PROBLEM DETAILS:
Make an exact transcription of the material, leaving out all images.

• • •

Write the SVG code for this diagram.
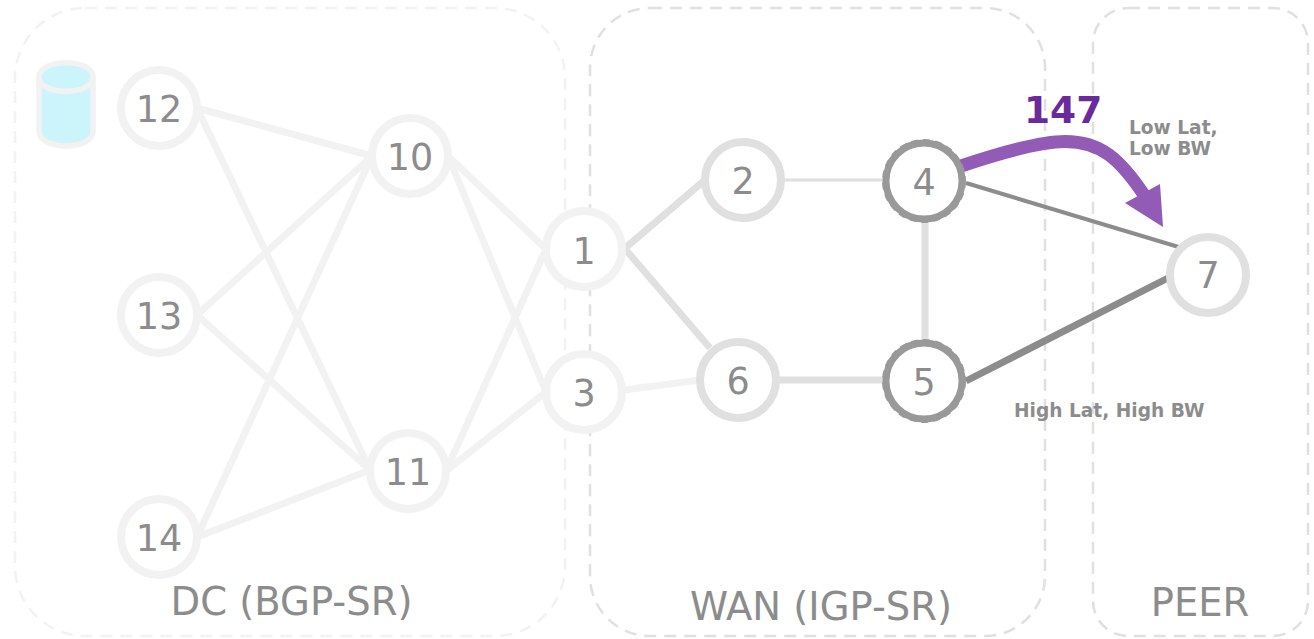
<svg xmlns="http://www.w3.org/2000/svg" width="1314" height="639" viewBox="0 0 1314 639">
<style>
text{font-family:"DejaVu Sans",Verdana,sans-serif;fill:#8c8c8c}
.n{font-size:36.5px;text-anchor:middle}
.t{font-size:38.5px;text-anchor:middle}
.s{font-size:18.6px;font-weight:bold}
.box{fill:none;stroke-width:2.5;stroke-dasharray:12 8}
.c{fill:#fff;stroke-width:8}
.light{stroke:#f2f2f2}
.mid{stroke:#e0e0e0}
.dark{stroke:#999;stroke-width:7}
.j{fill:none;stroke:#999;stroke-width:2;stroke-dasharray:7 5}
.e{fill:none;stroke-width:7}
</style>
<rect width="1314" height="639" fill="#fff"/>
<g id="zones">
<rect class="box" x="15" y="8" width="550" height="628" rx="70" stroke="#f2f2f2"/>
<rect class="box" x="590" y="8" width="455" height="628" rx="60" stroke="#e0e0e0"/>
<rect class="box" x="1093" y="8" width="215" height="628" rx="35" stroke="#e0e0e0"/>
</g>
<g id="connectors">
<g class="e light">
<path d="M197 108L372 156M197 108L370 470M197 315L372 156M197 315L370 470M197 537L372 156M197 537L370 470M448 156L546 249M448 156L546 392M446 471L546 249M446 471L546 392M624 390L700 380"/>
</g>
<g class="e mid">
<path d="M624 249L705 180M626 250L710 348M776 380L885 380M925 220L925 344"/>
<path d="M783 180L885 180" stroke-width="3"/>
</g>
<path d="M966 183L1182 248" fill="none" stroke="#8c8c8c" stroke-width="4"/>
<path d="M966 381L1170 277" fill="none" stroke="#8c8c8c" stroke-width="7"/>
<path d="M961 166C1000 153 1040 141.500 1065 141.500C1100 141.500 1120 158 1146 198" fill="none" stroke="#925cb6" stroke-width="13"/>
<path d="M1125 203L1160 184L1163 227Z" fill="#925cb6"/>
</g>
<g id="db">
<path d="M39 77C39 58 93 58 93 77V131C93 151 39 151 39 131Z" fill="#ccf5fb" stroke="#f2f2f2" stroke-width="5.500"/>
<path d="M39 77C39 96 93 96 93 77" fill="none" stroke="#f2f2f2" stroke-width="5.500"/>
</g>
<g id="node12"><circle class="c light" cx="159" cy="108" r="38"/><text class="n" x="159" y="122">12</text></g>
<g id="node13"><circle class="c light" cx="159" cy="315" r="38"/><text class="n" x="159" y="329">13</text></g>
<g id="node14"><circle class="c light" cx="159" cy="537" r="38"/><text class="n" x="159" y="551">14</text></g>
<g id="node10"><circle class="c light" cx="410" cy="156" r="38"/><text class="n" x="410" y="170">10</text></g>
<g id="node11"><circle class="c light" cx="408" cy="471" r="38"/><text class="n" x="408" y="485">11</text></g>
<g id="node1"><circle class="c light" cx="584" cy="249" r="38"/><text class="n" x="584" y="264">1</text></g>
<g id="node3"><circle class="c light" cx="584" cy="392" r="38"/><text class="n" x="584" y="406">3</text></g>
<g id="node2"><circle class="c mid" cx="743" cy="180" r="38"/><text class="n" x="743" y="194">2</text></g>
<g id="node6"><circle class="c mid" cx="738" cy="380" r="38"/><text class="n" x="738" y="394">6</text></g>
<g id="node4"><circle class="c dark" cx="924" cy="181" r="38"/><circle class="j" cx="924" cy="181" r="41"/><text class="n" x="924" y="195">4</text></g>
<g id="node5"><circle class="c dark" cx="924" cy="381" r="38"/><circle class="j" cx="924" cy="381" r="41"/><text class="n" x="924" y="395">5</text></g>
<g id="node7"><circle class="c mid" cx="1208" cy="275" r="38"/><text class="n" x="1208" y="288">7</text></g>
<g id="labels">
<text class="t" x="291.500" y="615">DC (BGP-SR)</text>
<text class="t" x="821" y="620">WAN (IGP-SR)</text>
<text class="t" x="1200" y="616">PEER</text>
<text x="1024" y="123" font-size="37.500" font-weight="bold" style="fill:#6a2a9c">147</text>
<text class="s" x="1129" y="134">Low Lat,</text>
<text class="s" x="1129" y="155">Low BW</text>
<text class="s" x="1014" y="417">High Lat, High BW</text>
</g>
</svg>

• • •

FULL RESPONSE:
Write the SVG code for this diagram.
<svg xmlns="http://www.w3.org/2000/svg" width="1314" height="639" viewBox="0 0 1314 639">
<style>
text{font-family:"DejaVu Sans",Verdana,sans-serif;fill:#8c8c8c}
.n{font-size:36.5px;text-anchor:middle}
.t{font-size:38.5px;text-anchor:middle}
.s{font-size:18.6px;font-weight:bold}
.box{fill:none;stroke-width:2.5;stroke-dasharray:12 8}
.c{fill:#fff;stroke-width:8}
.light{stroke:#f2f2f2}
.mid{stroke:#e0e0e0}
.dark{stroke:#999;stroke-width:7}
.j{fill:none;stroke:#999;stroke-width:2;stroke-dasharray:7 5}
.e{fill:none;stroke-width:7}
</style>
<rect width="1314" height="639" fill="#fff"/>
<g id="zones">
<rect class="box" x="15" y="8" width="550" height="628" rx="70" stroke="#f2f2f2"/>
<rect class="box" x="590" y="8" width="455" height="628" rx="60" stroke="#e0e0e0"/>
<rect class="box" x="1093" y="8" width="215" height="628" rx="35" stroke="#e0e0e0"/>
</g>
<g id="connectors">
<g class="e light">
<path d="M197 108L372 156M197 108L370 470M197 315L372 156M197 315L370 470M197 537L372 156M197 537L370 470M448 156L546 249M448 156L546 392M446 471L546 249M446 471L546 392M624 390L700 380"/>
</g>
<g class="e mid">
<path d="M624 249L705 180M626 250L710 348M776 380L885 380M925 220L925 344"/>
<path d="M783 180L885 180" stroke-width="3"/>
</g>
<path d="M966 183L1182 248" fill="none" stroke="#8c8c8c" stroke-width="4"/>
<path d="M966 381L1170 277" fill="none" stroke="#8c8c8c" stroke-width="7"/>
<path d="M961 166C1000 153 1040 141.500 1065 141.500C1100 141.500 1120 158 1146 198" fill="none" stroke="#925cb6" stroke-width="13"/>
<path d="M1125 203L1160 184L1163 227Z" fill="#925cb6"/>
</g>
<g id="db">
<path d="M39 77C39 58 93 58 93 77V131C93 151 39 151 39 131Z" fill="#ccf5fb" stroke="#f2f2f2" stroke-width="5.500"/>
<path d="M39 77C39 96 93 96 93 77" fill="none" stroke="#f2f2f2" stroke-width="5.500"/>
</g>
<g id="node12"><circle class="c light" cx="159" cy="108" r="38"/><text class="n" x="159" y="122">12</text></g>
<g id="node13"><circle class="c light" cx="159" cy="315" r="38"/><text class="n" x="159" y="329">13</text></g>
<g id="node14"><circle class="c light" cx="159" cy="537" r="38"/><text class="n" x="159" y="551">14</text></g>
<g id="node10"><circle class="c light" cx="410" cy="156" r="38"/><text class="n" x="410" y="170">10</text></g>
<g id="node11"><circle class="c light" cx="408" cy="471" r="38"/><text class="n" x="408" y="485">11</text></g>
<g id="node1"><circle class="c light" cx="584" cy="249" r="38"/><text class="n" x="584" y="264">1</text></g>
<g id="node3"><circle class="c light" cx="584" cy="392" r="38"/><text class="n" x="584" y="406">3</text></g>
<g id="node2"><circle class="c mid" cx="743" cy="180" r="38"/><text class="n" x="743" y="194">2</text></g>
<g id="node6"><circle class="c mid" cx="738" cy="380" r="38"/><text class="n" x="738" y="394">6</text></g>
<g id="node4"><circle class="c dark" cx="924" cy="181" r="38"/><circle class="j" cx="924" cy="181" r="41"/><text class="n" x="924" y="195">4</text></g>
<g id="node5"><circle class="c dark" cx="924" cy="381" r="38"/><circle class="j" cx="924" cy="381" r="41"/><text class="n" x="924" y="395">5</text></g>
<g id="node7"><circle class="c mid" cx="1208" cy="275" r="38"/><text class="n" x="1208" y="288">7</text></g>
<g id="labels">
<text class="t" x="291.500" y="615">DC (BGP-SR)</text>
<text class="t" x="821" y="620">WAN (IGP-SR)</text>
<text class="t" x="1200" y="616">PEER</text>
<text x="1024" y="123" font-size="37.500" font-weight="bold" style="fill:#6a2a9c">147</text>
<text class="s" x="1129" y="134">Low Lat,</text>
<text class="s" x="1129" y="155">Low BW</text>
<text class="s" x="1014" y="417">High Lat, High BW</text>
</g>
</svg>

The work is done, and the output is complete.